Citons un exemple d’approximation : sur un plateau de C dans l’air consacré à « l’affaire », notre Barbier glaireux nous soumet à son débit verbeux insupportable, pour affirmer péremptoire qu’il n’y a jamais eu de scandale comparable, « même Panama » ajoute-t-il ! Pas possible ? Le scandale de Panama est au contraire un modèle sur plusieurs chapitres. Ce n’était pas un député mais cent qui se firent « chéquards ». Et Clémenceau sévèrement compromis dans ce bazar à fric, se mit en retraite de la politique pour revenir dix ans après. La République n’est pas très regardante. Cahuzac a raison de vouloir rester à son siège …
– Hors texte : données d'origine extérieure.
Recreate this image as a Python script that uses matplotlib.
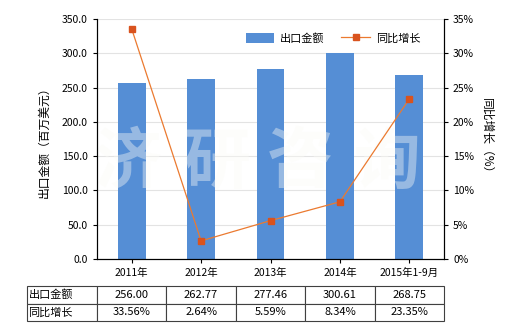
import numpy as np
import matplotlib.pyplot as plt
from matplotlib.ticker import FuncFormatter

plt.rcParams['font.family'] = ['Noto Sans CJK SC', 'DejaVu Sans']

years = ['2011年', '2012年', '2013年', '2014年', '2015年1-9月']
export_value = [256.00, 262.77, 277.46, 300.61, 268.75]
growth = [33.56, 2.64, 5.59, 8.34, 23.35]
value_labels = ['256.00', '262.77', '277.46', '300.61', '268.75']
growth_labels = ['33.56%', '2.64%', '5.59%', '8.34%', '23.35%']

bar_color = '#558ED5'
line_color = '#EB7A30'
marker_color = '#D9531E'

fig = plt.figure(figsize=(5.2, 3.3), dpi=100)
ax = fig.add_axes([97 / 520, 1 - 259 / 330, 347 / 520, 240 / 330])
x = np.arange(len(years))

ax.bar(x, export_value, width=0.4, color=bar_color, label='出口金额', zorder=2)
ax.set_ylim(0, 350)
ax.set_yticks(np.arange(0, 351, 50))
ax.yaxis.set_major_formatter(FuncFormatter(lambda v, p: '%.1f' % v))
ax.set_xlim(-0.5, len(years) - 0.5)
ax.set_xticks(x)
ax.set_xticklabels(years)
ax.grid(axis='y', color='#e3e3e3', linewidth=0.8, zorder=0)
ax.set_axisbelow(True)
ax.tick_params(labelsize=7.5, length=3, width=0.8)
ax.set_ylabel('出口金额（百万美元）', fontsize=8.5, labelpad=8)
ax.spines['top'].set_visible(False)

ax2 = ax.twinx()
ax2.plot(x, growth, color=line_color, linewidth=0.9, marker='s', markersize=4,
         markerfacecolor=marker_color, markeredgecolor=marker_color, label='同比增长', zorder=3)
ax2.set_ylim(0, 35)
ax2.set_yticks(np.arange(0, 36, 5))
ax2.yaxis.set_major_formatter(FuncFormatter(lambda v, p: '%d%%' % v))
ax2.tick_params(labelsize=7.5, length=3, width=0.8)
ax2.set_ylabel('同比增长（%）', fontsize=8.5, rotation=270, labelpad=14)
ax2.spines['top'].set_visible(False)

# watermark
for ch, xc in zip('济研咨询', [0.089, 0.346, 0.585, 0.836]):
    ax.text(xc, 0.40, ch, transform=ax.transAxes, fontsize=48, color='#fbfbf6',
            alpha=0.4, ha='center', va='center', fontweight='bold', zorder=2.5)

h1, l1 = ax.get_legend_handles_labels()
h2, l2 = ax2.get_legend_handles_labels()
ax2.legend(h1 + h2, l1 + l2, loc='upper right', bbox_to_anchor=(0.96, 0.985), ncol=2,
           frameon=False, fontsize=8, handlelength=2.6, handleheight=1.1,
           handletextpad=0.5, columnspacing=1.5)

cells = [['出口金额'] + value_labels, ['同比增长'] + growth_labels]
w0 = 70 / 417
wc = (1 - w0) / len(years)
tbl = ax.table(cellText=cells, colWidths=[w0] + [wc] * len(years),
               bbox=[-70 / 347, -62 / 240, 417 / 347, 35 / 240], cellLoc='center')
tbl.auto_set_font_size(False)
tbl.set_fontsize(8)
for (r, c), cell in tbl.get_celld().items():
    cell.set_edgecolor('#404040')
    cell.set_linewidth(0.8)
    if c == 0:
        cell.set_text_props(ha='left')
        cell.PAD = 0.02

fig.savefig('out.png', dpi=100)
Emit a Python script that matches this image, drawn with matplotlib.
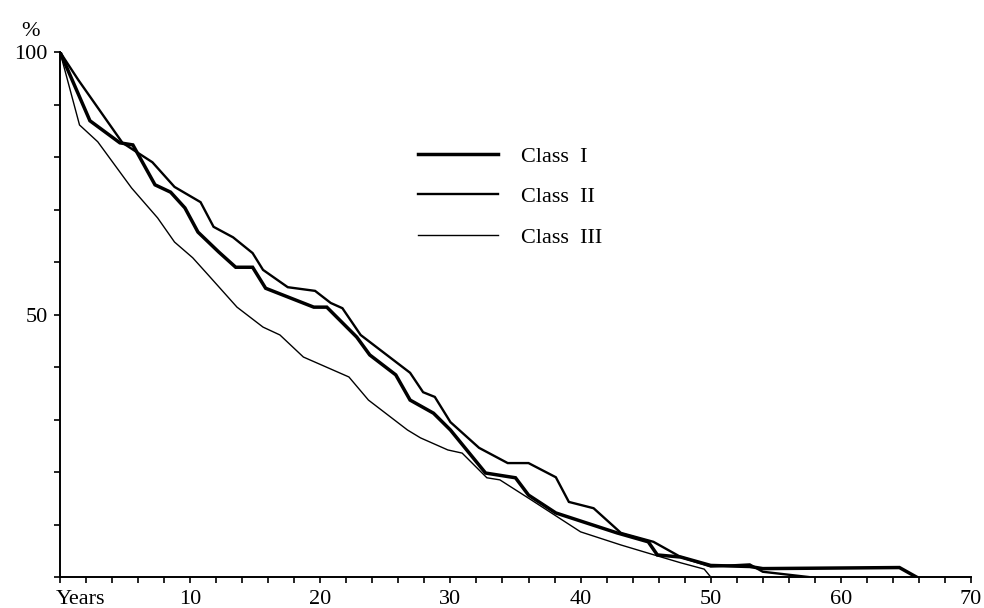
import matplotlib
matplotlib.use("Agg")
import matplotlib.pyplot as plt
from matplotlib.ticker import MultipleLocator

plt.rcParams['font.family'] = ['Liberation Serif', 'DejaVu Serif']

# Survival curves (years, % remaining)
class1_years = [0, 2.3, 4.6, 5.6, 7.3, 8.5, 9.6, 10.6, 12.2, 13.5, 14.8, 15.8, 19.5, 20.5,
                22.8, 23.8, 25.8, 26.9, 28.7, 30.0, 32.7, 35.0, 36.0, 38.1, 42.8, 45.2,
                45.9, 47.7, 50.0, 53.0, 54.0, 64.5, 65.8]
class1_pct = [100, 86.9, 82.7, 82.3, 74.7, 73.3, 70.3, 65.7, 61.9, 59.0, 59.0, 55.0, 51.4, 51.4,
              45.7, 42.3, 38.5, 33.7, 31.2, 28.0, 19.8, 18.9, 15.6, 12.2, 8.4, 6.7,
              4.2, 3.8, 2.2, 2.0, 1.6, 1.8, 0]

class2_years = [0, 1.4, 4.8, 7.1, 8.8, 10.8, 11.8, 13.3, 14.8, 15.6, 17.5, 19.6, 20.8, 21.7,
                23.1, 26.9, 27.9, 28.8, 30.0, 32.2, 34.4, 36.0, 38.1, 39.1, 41.0, 43.1,
                45.6, 47.7, 50.0, 53.0, 54.0, 57.5]
class2_pct = [100, 94.7, 82.7, 79.0, 74.3, 71.4, 66.7, 64.7, 61.7, 58.5, 55.2, 54.5, 52.2, 51.2,
              46.1, 38.9, 35.2, 34.3, 29.5, 24.6, 21.7, 21.7, 19.0, 14.3, 13.1, 8.4,
              6.7, 3.8, 2.0, 2.4, 1.0, 0]

class3_years = [0, 1.5, 2.9, 5.5, 7.5, 8.8, 10.2, 11.4, 13.6, 15.6, 16.9, 18.7, 22.2, 23.7,
                26.7, 27.7, 29.8, 30.9, 32.8, 33.8, 36.2, 40.0, 43.1, 46.2, 47.7, 49.5, 50.0]
class3_pct = [100, 86.1, 82.9, 74.1, 68.4, 63.8, 60.8, 57.5, 51.4, 47.6, 46.1, 41.9, 38.1, 33.7,
              28.0, 26.5, 24.2, 23.6, 18.9, 18.5, 14.7, 8.6, 6.1, 3.8, 2.7, 1.5, 0]

y_labels = {50: '50', 100: '100'}

fig = plt.figure(figsize=(9.84, 6.08), dpi=100)
ax = fig.add_axes([60 / 984, 31 / 608, 911 / 984, 525 / 608])

ax.plot(class1_years, class1_pct, color='black', lw=2.5, label='Class  I', solid_joinstyle='miter')
ax.plot(class2_years, class2_pct, color='black', lw=1.7, label='Class  II', solid_joinstyle='miter')
ax.plot(class3_years, class3_pct, color='black', lw=1.0, label='Class  III', solid_joinstyle='miter')

ax.set_xlim(0, 70)
ax.set_ylim(0, 100)

for side in ['top', 'right']:
    ax.spines[side].set_visible(False)
for side in ['left', 'bottom']:
    ax.spines[side].set_linewidth(1.4)

ax.xaxis.set_major_locator(MultipleLocator(10))
ax.xaxis.set_minor_locator(MultipleLocator(2))
ax.set_yticks(list(y_labels.keys()))
ax.set_yticklabels(list(y_labels.values()))
ax.yaxis.set_minor_locator(MultipleLocator(10))
ax.set_xticklabels(['' if t == 0 else str(int(t)) for t in ax.get_xticks()])
ax.tick_params(which='both', direction='out', width=1.2, labelsize=16, color='black')
ax.tick_params(which='major', length=4, pad=5)
ax.tick_params(which='minor', length=4)

ax.text(-0.005, -0.025, 'Years', transform=ax.transAxes, fontsize=16, ha='left', va='top')
ax.text(-0.032, 1.04, '%', transform=ax.transAxes, fontsize=16, ha='center', va='center')

ax.legend(loc='upper left', bbox_to_anchor=(418 / 984, 1 - 146 / 608),
          bbox_transform=fig.transFigure, frameon=False, fontsize=16,
          handlelength=3.6, handletextpad=1.05, labelspacing=0.9,
          borderpad=0, borderaxespad=0)

fig.savefig('out.png', dpi=100)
Donc tout le monde aura vu en ce jour du 10 Avril 2013, qu’en moins de temps qu’il n’en faut pour que le bon peuple réalise le degré de pourriture où est tombée notre caste de professionnels de la chose publique, ce désastre a été particulièrement bien contrôlé par le système, et quasiment « oublié ». Avec quelques enfumages de base. Une information chasse l’autre, mais cela fut l’occasion de collectionner quelques perles de journaleux et autres écrivassiers.
Sans faire de classement je retiens néanmoins celle ci à couper le souffle: sur le plateau de C dans l’air, hier soir, Yves Tréard (connu Le Fig) propose que la seule solution facile à mettre en œuvre , et incontestable, serait de faire une loi sévère sur le parjure. Réaction de ce très épais, suffisant et verbeux meneur de débat, un certain Calvi : « pas possible, ce n’est pas dans l’esprit français » !!!
En somme notre grand connaisseur de l’esprit français estime que doit être laissée ouverte l’option de pouvoir mentir effrontément à une représentation nationale, ou à un tribunal.
Il est vrai qu’à la différence des Etats Unis nos représentants imbibés de cette fameuse laïcité à la française-que-le-monde-entier-nous-envie, ne jurent pas sur la Bible.